Could you recommend some beginner books for Riemannian geometry to me?

I am completely new to Riemannian geometry, but have some basic knowledge of differential geometry.

I am looking for a book in Riemannian which is similarly as light as Tu's "Introduction to Manifolds" for differential geometry. I know that the classical reference is the book of do Carmo, but I have heard some students complaining that its not a book for the absolute beginner.

For the moment, I am just looking for a source to introduce me Riemannian metrics, Riemannian manifolds, curvature, geodesics in a way as clear as possible.

Thank you

Answer 1

I'm a fan of Lee's Riemannian Manifolds: An Introduction to Curvature. It is definitely an introductory book; there are many deeper topics that it doesn't mention (compare to Peterson's Riemannian Geometry). Here is an excerpt from the preface:

"I have selected a set of topics that can reasonably be covered in ten to fifteen weeks, instead of making any attempt to provide an encyclopedic treatment of the subject."
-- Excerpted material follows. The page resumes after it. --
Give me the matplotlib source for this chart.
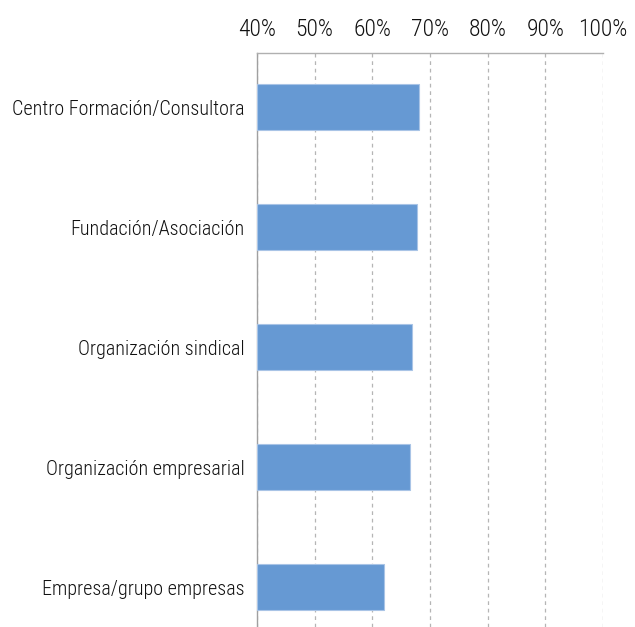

One of the features that I really like about this book is the careful treatment of tensors and tensor fields (chapter 2). Understanding exactly what these objects are is one of the potential obstructions to learning Riemannian geometry.

Answer 2

By far Gallot et al is a very good choice.

Answer 3

Have you tried Riemannian Geometry: A Beginners Guide, by Frank Morgan?

Answer 4

Milnor "Morse Theory" contains an extremely well written introduction to the subject.